On Sun, Feb 29, 2004 at 07:35:23PM -0800, Ken Bloom wrote:
> On 2004.02.29 18:32, Mike Simons wrote:
> >On Fri, Feb 27, 2004 at 07:18:38PM -0800, Jim Lowman wrote:
> >Xfree86 4.4.0 does have support for the Radeon 9800 video card...
> >however it seems that XFree86 recently (Jan 29) decided to change the
> >license on the X server to be GPL incompatible.  Depending on how
> >the various distributions deal with with this it may take a while for
> >that card to work in most distros.
> >
> >http://xfree86.org/legal/licenses.html
> >===
> >What about GPL-compatibility?
> >
> >The 1.1 license is not GPL-compatible. To avoid new issues with
> >application programs that may be licensed under the GPL, the 1.1 licence
> >is not being applied to client side libraries.
> >===
> How exactly does GPL incompatibility cause a problem for the distros?

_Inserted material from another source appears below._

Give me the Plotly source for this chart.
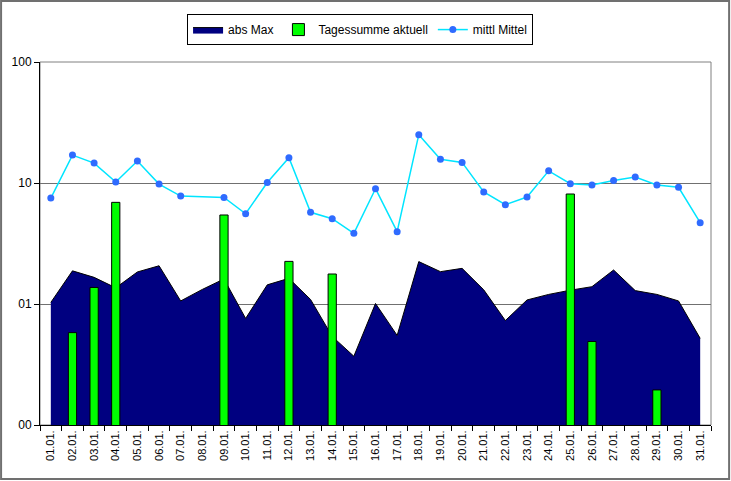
import plotly.graph_objects as go

days = [f"{d:02d}.01." for d in range(1, 32)]

abs_max = [1.03, 1.88, 1.66, 1.36, 1.84, 2.07, 1.06, 1.32, 1.61, 0.76,
           1.44, 1.63, 1.09, 0.54, 0.37, 1.01, 0.55, 2.24, 1.85, 1.97,
           1.31, 0.73, 1.08, 1.20, 1.30, 1.39, 1.91, 1.29, 1.20, 1.06, 0.52]

tagessumme = [None, 0.58, 1.37, 6.92, None, None, None, None, 5.44, None,
              None, 2.25, None, 1.77, None, None, None, None, None, None,
              None, None, None, None, 8.11, 0.49, None, None, 0.195, None, None]

mittl = [7.5, 17.0, 14.6, 10.2, 15.2, 9.8, 7.8, None, 7.6, 5.57,
         10.1, 16.2, 5.73, 5.07, 3.84, 8.97, 3.96, 25.1, 15.7, 14.8,
         8.43, 6.62, 7.66, 12.6, 9.87, 9.62, 10.5, 11.2, 9.62, 9.21, 4.70]

y_min = 0.1
tick_vals = [0.1, 1, 10, 100]
tick_text = ["00", "01", "10", "100"]

fig = go.Figure()

fig.add_trace(go.Scatter(x=days, y=[y_min] * len(days), mode="lines",
                         line=dict(width=0), showlegend=False, hoverinfo="skip"))
fig.add_trace(go.Scatter(x=days, y=abs_max, name="abs Max", mode="lines",
                         fill="tonexty", fillcolor="#000080",
                         line=dict(color="black", width=1)))
fig.add_trace(go.Bar(x=days, y=tagessumme, name="Tagessumme aktuell",
                     marker=dict(color="#00FF00", line=dict(color="black", width=1)),
                     width=0.38, yaxis="y2"))
fig.add_trace(go.Scatter(x=days, y=mittl, name="mittl Mittel", mode="lines+markers",
                         connectgaps=True, yaxis="y2",
                         line=dict(color="#00E5FF", width=1.5),
                         marker=dict(color="#2F6BFF", size=7)))

yax = dict(type="log", range=[-1, 2], tickvals=tick_vals, ticktext=tick_text,
           showgrid=True, gridcolor="#707070", gridwidth=1,
           showline=True, linecolor="black", linewidth=1,
           ticks="outside", ticklen=5, tickcolor="black",
           tickfont=dict(size=12, color="black"), zeroline=False)

fig.update_layout(
    width=731, height=481,
    margin=dict(l=40, r=20, t=62, b=56),
    paper_bgcolor="white", plot_bgcolor="white",
    font=dict(family="Liberation Sans, Arial, sans-serif", color="black"),
    barmode="overlay",
    showlegend=True,
    legend=dict(orientation="h", x=0.477, xanchor="center", y=1.132, yanchor="top",
                bordercolor="black", borderwidth=1, font=dict(size=12),
                traceorder="normal"),
    xaxis=dict(type="category", range=[-0.5, 30.5], tickangle=-90,
               tickson="boundaries", ticks="outside", ticklen=5, tickcolor="black",
               showline=True, linecolor="black", linewidth=1, showgrid=False,
               tickfont=dict(size=11, color="black")),
    yaxis=yax,
    yaxis2=dict(type="log", range=[-1, 2], overlaying="y", visible=False),
    shapes=[
        dict(type="rect", xref="paper", yref="paper", x0=0, x1=1, y0=0, y1=1,
             line=dict(color="#808080", width=1), layer="below"),
        dict(type="rect", xref="paper", yref="paper",
             x0=-0.058, x1=1.027, y0=-0.149, y1=1.168,
             line=dict(color="#707070", width=2)),
    ],
)

fig.write_html("out.html",
               config={"displayModeBar": False},
               post_script="document.body.style.margin='0';document.body.style.overflow='hidden';")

Well the old license was GPL compatible.

If there are any parts of the distribution that the non-GPL X server portions
run time link with GPL'd code then distributions would not be able to continue 
shipping both the new X server and that GPL'd thing.  They could chose
one other the other but not both.

People are upset about this, and a fork of the XFree86 code is possible... 
which will delay progress.

If you search on google for "xfree86 gpl license change" you should get 
plenty of material to read.

There's also some recent evidence that GPL compatibility is important
from one project that's tried to go from GPL-compatible to
GPL-incompatible: XFree86. The XFree86 project has historically led
development of a popular X server, and traditionally the vast majority
of its code used the simple "MIT/X" open source license that is
GPL-compatible. The XFree86 president, David Dawes, decided to change
the XFree86 license to one that isn't GPL-compatible, primarily to give
developers more credit. This proposed license change caused a serious
uproar. Jim Gettys, a well-respected developer, strongly opposed this
change to the XFree86 license, even though he's not a strong advocate of
the GPL. Richard Stallman asked that something be worked out. An article
at Linux Today and a discussion at Freedesktop.org show that Red Hat,
Debian, SuSE, Gentoo, Mandrake, and OpenBSD plan to drop XFree86 if they
switch to this new license. [...]
At this point it's not clear what will happen, but I think it's very
likely that the license will change (again) or the project will be forked
(with most users switching to the fork).